Under Paris' "ratchet" mechanism, nations must increase their emission cutting plans every five years.
With days remaining before the December 31 deadline, fewer than 20 nations accounting for 5 percent of emissions have so far submitted revised NDCs.
Organizers of this weekend's virtual climate summit - held online in lieu of COP26, which has been delayed until November 2021 due to the pandemic - express hope it can drum up renewed momentum for stricter pollution curbs.
Torrential rain in Italy's Calabria Region causes severe flooding in the provinces of Crotone and Cosenza, resulting in widespread damage on November 21. The regional government has requested a state of emergency. Photo: VCG
'We still have time'
Mohamed Nasheed, former Maldives president and an ambassador for the Climate Vulnerable Forum representing 48 countries at the highest risk from climate change, said the summit needed to result in "much higher ambition in terms of each country's plans for reducing emissions."
"Our nations, particularly the small island states, will be condemned to extinction even with a two degrees outcome," he told AFP.
"Anything less than 1.5 C condemns us to death."

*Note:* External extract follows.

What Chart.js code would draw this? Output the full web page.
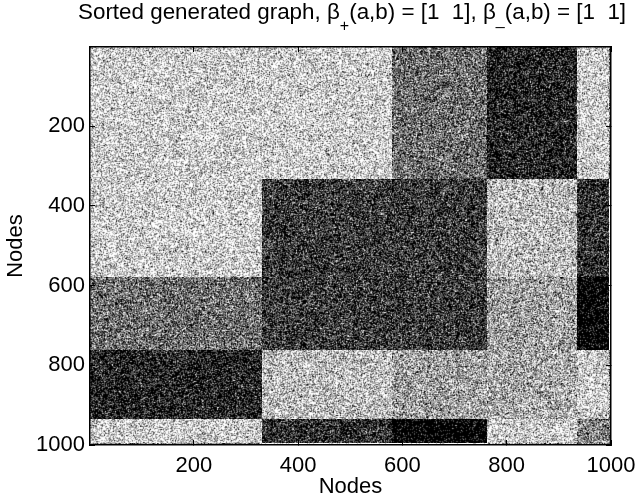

High-risk nations have continually called for rich counterparts to make good on a promise to provide $100 billion annually to help them adapt to climate change.
But even with renewed ambition - and if the adaptation funding ever materializes - is it still possible to cap warming at 1.5 C?
"If all countries reach carbon neutrality by 2050, it's physically possible," said climatologist Corinne le Quere.
"But is it politically and economically possible?"
The UN estimates that to keep 1.5 C in play emissions must fall 7.6 percent annually throughout the 2020's.
That may well happen in 2020, but Le Quere told AFP that "a rebound is inevitable."
The UN's climate chief Patricia Espinosa, in a speech in November, summed up the state of play for climate action.
"What we don't know is the date it becomes too late, when we finally cross the point of no return," she told attendees of an online conference.
"What we do know is that right now, today, we still have time."